## START

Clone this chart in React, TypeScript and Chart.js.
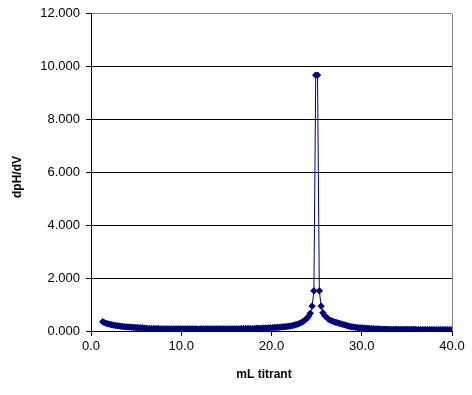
import React, { useEffect, useRef } from "react";
import { Chart, registerables } from "chart.js";

Chart.register(...registerables);

// mL titrant (x) values
const mlTitrant: number[] = [
  1.3, 1.5, 1.7, 1.9, 2.1, 2.3, 2.5, 2.7, 2.9, 3.1,
  3.3, 3.5, 3.7, 3.9, 4.1, 4.3, 4.5, 4.7, 4.9, 5.1,
  5.3, 5.5, 5.7, 5.9, 6.1, 6.3, 6.5, 6.7, 6.9, 7.1,
  7.3, 7.5, 7.7, 7.9, 8.1, 8.3, 8.5, 8.7, 8.9, 9.1,
  9.3, 9.5, 9.7, 9.9, 10.1, 10.3, 10.5, 10.7, 10.9, 11.1,
  11.3, 11.5, 11.7, 11.9, 12.1, 12.3, 12.5, 12.7, 12.9, 13.1,
  13.3, 13.5, 13.7, 13.9, 14.1, 14.3, 14.5, 14.7, 14.9, 15.1,
  15.3, 15.5, 15.7, 15.9, 16.1, 16.3, 16.5, 16.7, 16.9, 17.1,
  17.3, 17.5, 17.7, 17.9, 18.1, 18.3, 18.5, 18.7, 18.9, 19.1,
  19.3, 19.5, 19.7, 19.9, 20.1, 20.3, 20.5, 20.7, 20.9, 21.1,
  21.3, 21.5, 21.7, 21.9, 22.1, 22.3, 22.5, 22.7, 22.9, 23.1,
  23.3, 23.5, 23.7, 23.9, 24.1, 24.3, 24.5, 24.7, 24.9, 25.1,
  25.3, 25.5, 25.7, 25.9, 26.1, 26.3, 26.5, 26.7, 26.9, 27.1,
  27.3, 27.5, 27.7, 27.9, 28.1, 28.3, 28.5, 28.7, 28.9, 29.1,
  29.3, 29.5, 29.7, 29.9, 30.1, 30.3, 30.5, 30.7, 30.9, 31.1,
  31.3, 31.5, 31.7, 31.9, 32.1, 32.3, 32.5, 32.7, 32.9, 33.1,
  33.3, 33.5, 33.7, 33.9, 34.1, 34.3, 34.5, 34.7, 34.9, 35.1,
  35.3, 35.5, 35.7, 35.9, 36.1, 36.3, 36.5, 36.7, 36.9, 37.1,
  37.3, 37.5, 37.7, 37.9, 38.1, 38.3, 38.5, 38.7, 38.9, 39.1,
  39.3, 39.5, 39.7, 39.9,
];

// dpH/dV (y) values
const dpHdV: number[] = [
  0.35, 0.31, 0.29, 0.27, 0.25, 0.24, 0.22, 0.21, 0.2, 0.19,
  0.18, 0.17, 0.16, 0.16, 0.15, 0.15, 0.14, 0.14, 0.13, 0.13,
  0.12, 0.12, 0.12, 0.11, 0.1, 0.09, 0.09, 0.09, 0.09, 0.09,
  0.09, 0.09, 0.08, 0.08, 0.08, 0.08, 0.08, 0.08, 0.08, 0.08,
  0.08, 0.08, 0.08, 0.08, 0.08, 0.08, 0.08, 0.08, 0.08, 0.08,
  0.08, 0.08, 0.08, 0.07, 0.08, 0.08, 0.08, 0.08, 0.08, 0.08,
  0.08, 0.08, 0.08, 0.08, 0.08, 0.08, 0.08, 0.08, 0.08, 0.08,
  0.08, 0.08, 0.08, 0.08, 0.08, 0.08, 0.08, 0.09, 0.09, 0.09,
  0.09, 0.09, 0.09, 0.09, 0.09, 0.1, 0.1, 0.1, 0.1, 0.11,
  0.11, 0.11, 0.12, 0.12, 0.12, 0.13, 0.13, 0.14, 0.14, 0.15,
  0.16, 0.16, 0.17, 0.18, 0.19, 0.2, 0.22, 0.24, 0.26, 0.29,
  0.32, 0.36, 0.41, 0.47, 0.55, 0.67, 0.94, 1.52, 9.68, 9.68,
  1.52, 0.94, 0.69, 0.58, 0.51, 0.45, 0.41, 0.38, 0.35, 0.33,
  0.31, 0.29, 0.27, 0.25, 0.23, 0.21, 0.19, 0.17, 0.16, 0.15,
  0.14, 0.13, 0.12, 0.12, 0.11, 0.11, 0.1, 0.1, 0.09, 0.09,
  0.09, 0.08, 0.08, 0.08, 0.07, 0.07, 0.07, 0.07, 0.06, 0.06,
  0.06, 0.06, 0.06, 0.06, 0.06, 0.06, 0.06, 0.06, 0.06, 0.06,
  0.06, 0.06, 0.06, 0.06, 0.05, 0.05, 0.05, 0.05, 0.05, 0.05,
  0.05, 0.05, 0.05, 0.05, 0.05, 0.05, 0.05, 0.05, 0.05, 0.05,
  0.05, 0.05, 0.05, 0.05,
];

const xTitle = "mL titrant";
const yTitle = "dpH/dV";

const FONT = "'Liberation Sans', Arial, sans-serif";

export default function App() {
  const ref = useRef<HTMLCanvasElement | null>(null);

  useEffect(() => {
    document.body.style.margin = "0";
    const canvas = ref.current;
    if (!canvas) return;

    const titlesPlugin = {
      id: "titlesAndFrame",
      afterDraw(chart: any) {
        const { ctx, chartArea } = chart;
        ctx.save();
        // gray right border of plot area
        ctx.strokeStyle = "#808080";
        ctx.lineWidth = 1;
        ctx.beginPath();
        ctx.moveTo(Math.round(chartArea.right) + 0.5, chartArea.top);
        ctx.lineTo(Math.round(chartArea.right) + 0.5, chartArea.bottom);
        ctx.stroke();
        // titles
        ctx.fillStyle = "#000";
        ctx.font = `bold 12px ${FONT}`;
        ctx.textAlign = "center";
        ctx.textBaseline = "middle";
        ctx.fillText(xTitle, 264, 375);
        ctx.translate(18, 177);
        ctx.rotate(-Math.PI / 2);
        ctx.fillText(yTitle, 0, 0);
        ctx.restore();
      },
    };

    const chart = new Chart(canvas, {
      type: "line",
      data: {
        datasets: [
          {
            data: mlTitrant.map((x, i) => ({ x, y: dpHdV[i] })),
            borderColor: "#000080",
            backgroundColor: "#000080",
            borderWidth: 1,
            pointStyle: "rectRot",
            pointRadius: 3.2,
            pointBorderWidth: 1,
            pointBackgroundColor: "#000080",
            pointBorderColor: "#000080",
            tension: 0,
          },
        ],
      },
      options: {
        animation: false,
        responsive: false,
        maintainAspectRatio: false,
        layout: { padding: { top: 13, right: 20, left: 0, bottom: 0 } },
        plugins: {
          legend: { display: false },
          tooltip: { enabled: false },
        },
        scales: {
          x: {
            type: "linear",
            min: 0,
            max: 40,
            afterFit: (s: any) => {
              s.height = 64;
            },
            ticks: {
              stepSize: 10,
              color: "#000",
              font: { family: FONT, size: 13 },
              padding: 3,
              maxRotation: 0,
              callback: (v: any) => Number(v).toFixed(1),
            },
            grid: {
              drawOnChartArea: false,
              drawTicks: true,
              tickLength: 5,
              tickColor: "#000",
            },
            border: { color: "#000", width: 1 },
          },
          y: {
            type: "linear",
            min: 0,
            max: 12,
            afterFit: (s: any) => {
              s.width = 91;
            },
            ticks: {
              stepSize: 2,
              color: "#000",
              font: { family: FONT, size: 13 },
              padding: 6,
              callback: (v: any) => Number(v).toFixed(3),
            },
            grid: {
              color: (c: any) => (c.tick && c.tick.value === 12 ? "#808080" : "#000"),
              tickColor: "#000",
              tickLength: 5,
              lineWidth: 1,
            },
            border: { color: "#000", width: 1 },
          },
        },
      },
      plugins: [titlesPlugin],
    });

    return () => chart.destroy();
  }, []);

  return (
    <div style={{ position: "fixed", left: 0, top: 0, width: 472, height: 395, background: "#fff" }}>
      <canvas ref={ref} width={472} height={395} style={{ width: 472, height: 395 }} />
    </div>
  );
}
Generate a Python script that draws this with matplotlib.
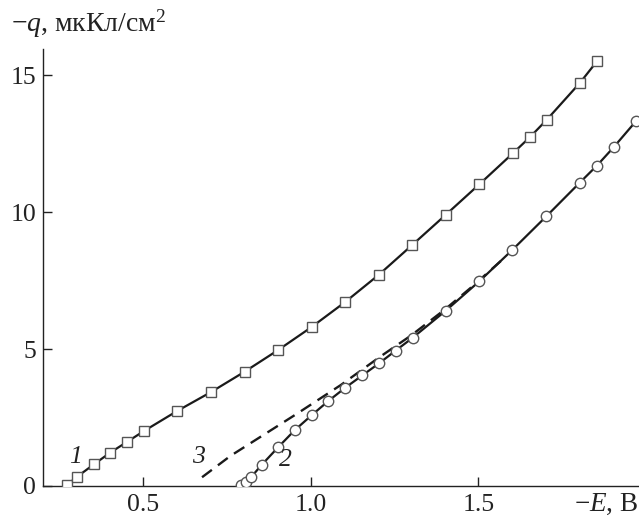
import matplotlib
matplotlib.use("Agg")
import matplotlib.pyplot as plt

# Curve 1 (squares)
e1 = [0.272, 0.302, 0.352, 0.401, 0.451, 0.502, 0.601, 0.702, 0.802, 0.902, 1.002,
      1.103, 1.203, 1.303, 1.403, 1.503, 1.603, 1.654, 1.704, 1.804, 1.855]
q1 = [0.04, 0.34, 0.79, 1.22, 1.61, 2.01, 2.74, 3.43, 4.17, 4.96, 5.80,
      6.72, 7.71, 8.80, 9.90, 11.01, 12.14, 12.73, 13.36, 14.72, 15.51]

# Curve 2 (circles)
e2 = [0.790, 0.806, 0.822, 0.853, 0.902, 0.952, 1.003, 1.052, 1.103, 1.154, 1.204,
      1.253, 1.304, 1.403, 1.503, 1.602, 1.703, 1.803, 1.854, 1.904, 1.972]
q2 = [0.02, 0.14, 0.33, 0.77, 1.41, 2.04, 2.59, 3.10, 3.59, 4.04, 4.48,
      4.94, 5.41, 6.40, 7.47, 8.62, 9.84, 11.07, 11.69, 12.36, 13.33]

# Curve 3 (dashed)
e3 = [0.675, 0.760, 0.960, 1.090, 1.207, 1.300, 1.400, 1.480, 1.570]
q3 = [0.32, 1.10, 2.65, 3.69, 4.72, 5.50, 6.44, 7.26, 8.24]

xticks = [0.5, 1.0, 1.5]
xticklabels = ["0.5", "1.0", "1.5"]
yticks = [0, 5, 10, 15]
yticklabels = ["0", "5", "10", "15"]

plt.rcParams["font.family"] = ["Liberation Serif", "DejaVu Serif"]
plt.rcParams["mathtext.fontset"] = "custom"
plt.rcParams["mathtext.rm"] = "Liberation Serif"
plt.rcParams["mathtext.it"] = "Liberation Serif:italic"

fig = plt.figure(figsize=(6.39, 5.19), dpi=100)
ax = fig.add_axes([0.0673, 0.0636, 0.9327, 0.842])

line_c = "#1a1a1a"
mk_c = "#555555"
ax.plot(e3, q3, color=line_c, lw=1.7, ls=(0, (5.2, 3.2)), zorder=2)
ax.plot(e1, q1, color=line_c, lw=1.6, marker="s", ms=6.5, mfc="white",
        mec=mk_c, mew=1.0, zorder=3)
ax.plot(e2, q2, color=line_c, lw=1.6, marker="o", ms=7.5, mfc="white",
        mec=mk_c, mew=1.0, zorder=3)

ax.set_xlim(0.2, 1.98)
ax.set_ylim(0, 15.95)
ax.spines["top"].set_visible(False)
ax.spines["right"].set_visible(False)
for s in ("left", "bottom"):
    ax.spines[s].set_linewidth(1.0)
    ax.spines[s].set_color("#222222")

fs = 18.5
ax.set_xticks(xticks)
ax.set_xticklabels(xticklabels)
ax.set_yticks(yticks)
ax.set_yticklabels(yticklabels)
ax.tick_params(direction="in", length=6.5, width=1.0, labelsize=fs,
               colors="#222222", pad=5)
ax.tick_params(axis="x", pad=6)

ax.text(0.278, 0.85, "1", fontsize=fs, style="italic", color="#222222")
ax.text(0.645, 0.85, "3", fontsize=fs, style="italic", color="#222222")
ax.text(0.905, 0.72, "2", fontsize=fs, style="italic", color="#222222")

fig.text(0.017, 0.94, r"$-q$, мкКл/см$^2$", fontsize=20, color="#222222",
         va="baseline", ha="left")
fig.text(0.998, 0.016, r"$-E$, В", fontsize=19.5, color="#222222",
         va="baseline", ha="right")

fig.savefig("out.png", dpi=100)
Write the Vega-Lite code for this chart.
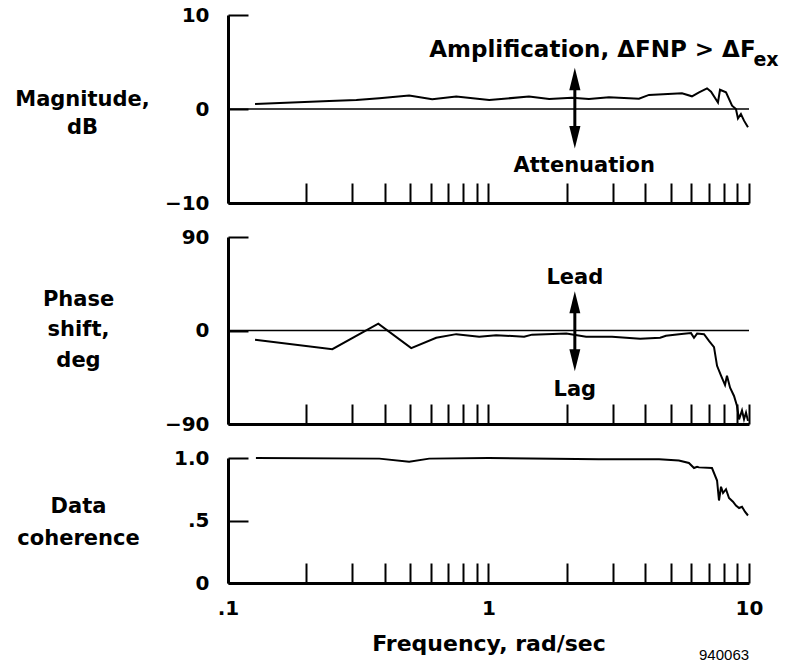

## END

- [TO BE DONE] Lines that hold the word "this" are the ones to return, every one of them.

- [CORRECT OUTPUT]
Clone this chart in React, TypeScript and Chart.js.
Generate a Python script that draws this with matplotlib.
Write the Vega-Lite code for this chart.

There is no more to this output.